# Start of Listed records
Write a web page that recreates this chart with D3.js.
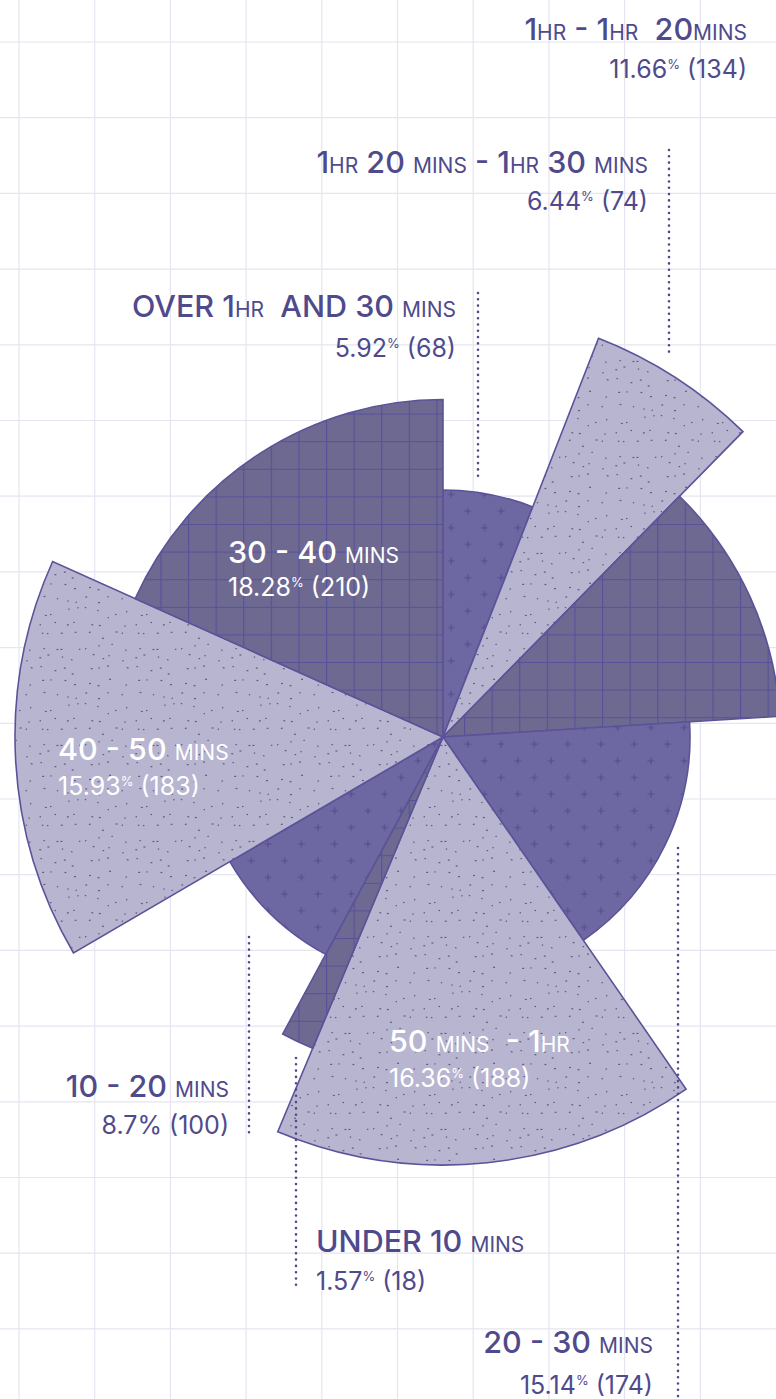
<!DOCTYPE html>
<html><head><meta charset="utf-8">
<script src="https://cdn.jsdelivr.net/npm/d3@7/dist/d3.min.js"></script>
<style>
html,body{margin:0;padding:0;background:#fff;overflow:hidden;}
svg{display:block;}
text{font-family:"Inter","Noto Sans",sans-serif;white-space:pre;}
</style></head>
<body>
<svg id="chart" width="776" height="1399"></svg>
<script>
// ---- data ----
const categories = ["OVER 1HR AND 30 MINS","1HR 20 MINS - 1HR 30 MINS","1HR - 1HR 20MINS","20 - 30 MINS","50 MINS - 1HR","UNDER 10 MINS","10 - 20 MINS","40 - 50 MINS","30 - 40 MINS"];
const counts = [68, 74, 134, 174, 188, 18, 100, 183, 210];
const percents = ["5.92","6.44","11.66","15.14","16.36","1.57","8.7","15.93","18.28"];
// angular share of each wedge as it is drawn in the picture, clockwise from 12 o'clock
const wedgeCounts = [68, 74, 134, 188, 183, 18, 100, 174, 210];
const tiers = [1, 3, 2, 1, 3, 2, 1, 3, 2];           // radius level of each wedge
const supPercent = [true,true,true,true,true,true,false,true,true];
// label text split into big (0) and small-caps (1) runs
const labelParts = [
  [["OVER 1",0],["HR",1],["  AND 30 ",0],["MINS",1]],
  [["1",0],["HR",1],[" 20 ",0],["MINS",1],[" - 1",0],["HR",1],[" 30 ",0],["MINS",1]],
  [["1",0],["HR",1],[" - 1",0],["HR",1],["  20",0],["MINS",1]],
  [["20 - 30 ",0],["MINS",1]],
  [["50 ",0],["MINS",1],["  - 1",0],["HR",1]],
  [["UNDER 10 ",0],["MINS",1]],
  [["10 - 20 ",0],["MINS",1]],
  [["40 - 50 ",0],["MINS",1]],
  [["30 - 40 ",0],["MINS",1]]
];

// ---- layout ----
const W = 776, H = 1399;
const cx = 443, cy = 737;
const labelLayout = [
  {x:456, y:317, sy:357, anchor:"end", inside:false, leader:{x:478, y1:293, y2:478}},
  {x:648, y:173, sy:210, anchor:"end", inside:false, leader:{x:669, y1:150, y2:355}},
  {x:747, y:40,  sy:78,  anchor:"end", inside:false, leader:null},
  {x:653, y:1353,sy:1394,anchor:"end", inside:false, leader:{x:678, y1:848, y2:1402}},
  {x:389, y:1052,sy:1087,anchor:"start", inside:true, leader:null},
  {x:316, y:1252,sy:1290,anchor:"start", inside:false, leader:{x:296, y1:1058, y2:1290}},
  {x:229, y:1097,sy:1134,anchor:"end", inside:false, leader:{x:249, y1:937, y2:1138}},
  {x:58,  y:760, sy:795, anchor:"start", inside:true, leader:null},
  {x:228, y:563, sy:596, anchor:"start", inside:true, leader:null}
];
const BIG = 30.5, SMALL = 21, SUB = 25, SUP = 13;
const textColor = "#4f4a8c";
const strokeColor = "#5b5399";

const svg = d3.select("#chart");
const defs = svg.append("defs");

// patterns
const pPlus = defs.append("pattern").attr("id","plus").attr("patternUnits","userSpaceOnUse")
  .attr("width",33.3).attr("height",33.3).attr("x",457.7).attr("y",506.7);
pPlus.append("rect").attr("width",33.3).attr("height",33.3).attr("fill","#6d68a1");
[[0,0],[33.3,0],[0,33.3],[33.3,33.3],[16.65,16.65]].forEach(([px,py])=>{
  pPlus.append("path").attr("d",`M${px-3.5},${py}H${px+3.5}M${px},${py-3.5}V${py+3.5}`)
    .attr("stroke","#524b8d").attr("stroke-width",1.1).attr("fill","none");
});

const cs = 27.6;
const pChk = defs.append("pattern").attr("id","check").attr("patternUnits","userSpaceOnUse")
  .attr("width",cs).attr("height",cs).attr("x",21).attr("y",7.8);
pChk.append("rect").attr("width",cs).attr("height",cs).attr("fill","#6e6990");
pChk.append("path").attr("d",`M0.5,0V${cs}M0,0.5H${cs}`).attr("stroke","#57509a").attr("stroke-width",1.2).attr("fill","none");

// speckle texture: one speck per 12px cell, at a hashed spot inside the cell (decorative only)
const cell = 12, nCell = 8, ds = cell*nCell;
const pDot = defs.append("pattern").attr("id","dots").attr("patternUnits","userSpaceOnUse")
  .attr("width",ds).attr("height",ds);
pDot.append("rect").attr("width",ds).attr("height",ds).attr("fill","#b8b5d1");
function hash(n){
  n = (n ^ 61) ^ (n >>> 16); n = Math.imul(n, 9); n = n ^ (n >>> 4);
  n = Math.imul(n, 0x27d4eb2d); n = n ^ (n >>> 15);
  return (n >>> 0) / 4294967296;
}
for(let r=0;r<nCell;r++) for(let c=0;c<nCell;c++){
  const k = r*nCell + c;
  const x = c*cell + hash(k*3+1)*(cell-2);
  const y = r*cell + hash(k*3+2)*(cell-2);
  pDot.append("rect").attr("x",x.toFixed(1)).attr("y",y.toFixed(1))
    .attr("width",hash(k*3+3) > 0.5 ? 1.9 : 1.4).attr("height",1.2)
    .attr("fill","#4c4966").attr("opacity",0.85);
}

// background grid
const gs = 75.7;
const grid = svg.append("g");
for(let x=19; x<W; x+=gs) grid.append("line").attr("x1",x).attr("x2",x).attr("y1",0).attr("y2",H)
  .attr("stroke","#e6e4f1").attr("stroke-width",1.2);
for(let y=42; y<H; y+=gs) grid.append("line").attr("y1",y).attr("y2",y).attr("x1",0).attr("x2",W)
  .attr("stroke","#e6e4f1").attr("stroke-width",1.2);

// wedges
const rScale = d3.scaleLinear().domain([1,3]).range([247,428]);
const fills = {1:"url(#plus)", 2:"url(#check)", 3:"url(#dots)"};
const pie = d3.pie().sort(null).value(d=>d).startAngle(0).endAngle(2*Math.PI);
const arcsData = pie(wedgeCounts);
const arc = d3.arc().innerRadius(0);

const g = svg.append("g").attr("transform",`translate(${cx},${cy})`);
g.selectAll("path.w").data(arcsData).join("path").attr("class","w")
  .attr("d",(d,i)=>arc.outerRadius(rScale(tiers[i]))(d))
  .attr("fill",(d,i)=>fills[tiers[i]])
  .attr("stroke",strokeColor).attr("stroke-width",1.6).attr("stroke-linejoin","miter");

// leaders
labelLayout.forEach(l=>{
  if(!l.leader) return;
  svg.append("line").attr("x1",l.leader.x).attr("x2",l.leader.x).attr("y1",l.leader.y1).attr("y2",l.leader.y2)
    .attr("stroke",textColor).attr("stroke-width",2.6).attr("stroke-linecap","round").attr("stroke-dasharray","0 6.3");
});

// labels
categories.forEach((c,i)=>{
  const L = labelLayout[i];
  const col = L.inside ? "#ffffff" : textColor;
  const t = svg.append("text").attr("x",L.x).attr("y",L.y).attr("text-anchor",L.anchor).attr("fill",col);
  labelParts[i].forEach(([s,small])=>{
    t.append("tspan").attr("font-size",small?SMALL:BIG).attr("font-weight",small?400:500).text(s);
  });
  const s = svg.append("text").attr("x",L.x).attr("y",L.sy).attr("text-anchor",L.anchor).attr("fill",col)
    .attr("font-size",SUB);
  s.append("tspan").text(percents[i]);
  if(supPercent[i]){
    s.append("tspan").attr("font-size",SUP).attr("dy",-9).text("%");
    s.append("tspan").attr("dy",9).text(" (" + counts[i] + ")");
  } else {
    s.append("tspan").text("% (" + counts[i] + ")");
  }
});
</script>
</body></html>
# End of Listed records
# Start of Listed records
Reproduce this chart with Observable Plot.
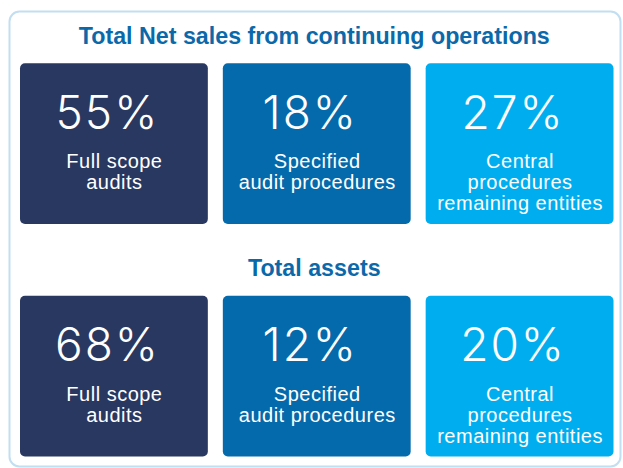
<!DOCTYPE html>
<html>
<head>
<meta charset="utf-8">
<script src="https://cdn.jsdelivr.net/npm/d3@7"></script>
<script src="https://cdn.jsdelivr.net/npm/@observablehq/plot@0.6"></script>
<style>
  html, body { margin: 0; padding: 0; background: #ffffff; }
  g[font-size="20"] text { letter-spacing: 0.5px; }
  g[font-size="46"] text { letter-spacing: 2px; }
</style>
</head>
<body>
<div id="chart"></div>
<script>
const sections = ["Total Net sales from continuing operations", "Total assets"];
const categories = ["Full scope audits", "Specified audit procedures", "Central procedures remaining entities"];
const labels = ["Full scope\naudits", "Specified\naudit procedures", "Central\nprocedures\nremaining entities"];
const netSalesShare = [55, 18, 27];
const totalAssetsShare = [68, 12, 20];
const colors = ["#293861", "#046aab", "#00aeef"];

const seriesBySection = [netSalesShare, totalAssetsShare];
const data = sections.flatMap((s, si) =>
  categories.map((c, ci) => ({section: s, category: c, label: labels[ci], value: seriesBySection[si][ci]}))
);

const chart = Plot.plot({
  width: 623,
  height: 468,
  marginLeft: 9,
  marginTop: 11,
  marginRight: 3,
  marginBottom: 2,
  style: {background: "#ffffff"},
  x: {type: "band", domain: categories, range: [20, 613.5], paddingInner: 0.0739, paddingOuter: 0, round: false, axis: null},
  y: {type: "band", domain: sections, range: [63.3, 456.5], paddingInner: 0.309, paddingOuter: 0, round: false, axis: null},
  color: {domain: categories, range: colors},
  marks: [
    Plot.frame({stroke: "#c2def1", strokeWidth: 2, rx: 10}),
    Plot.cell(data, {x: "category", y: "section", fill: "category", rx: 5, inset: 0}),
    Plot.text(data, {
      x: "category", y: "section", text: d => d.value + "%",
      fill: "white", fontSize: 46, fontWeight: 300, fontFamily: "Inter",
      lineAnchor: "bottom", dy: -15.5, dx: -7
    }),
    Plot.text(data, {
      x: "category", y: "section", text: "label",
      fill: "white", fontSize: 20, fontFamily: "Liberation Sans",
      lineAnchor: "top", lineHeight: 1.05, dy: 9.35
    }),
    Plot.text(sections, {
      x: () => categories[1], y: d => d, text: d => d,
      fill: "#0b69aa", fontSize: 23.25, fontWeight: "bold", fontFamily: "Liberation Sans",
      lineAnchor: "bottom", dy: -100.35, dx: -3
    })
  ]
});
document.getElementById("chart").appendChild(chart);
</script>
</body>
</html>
# End of Listed records
▸ **Stated exercise**
Scan the listing above for the word "chart" and show each line where it is found.

▸ **Complete response**
Write a web page that recreates this chart with D3.js.
<svg id="chart" width="776" height="1399"></svg>
const svg = d3.select("#chart");
Reproduce this chart with Observable Plot.
<div id="chart"></div>
const chart = Plot.plot({
document.getElementById("chart").appendChild(chart);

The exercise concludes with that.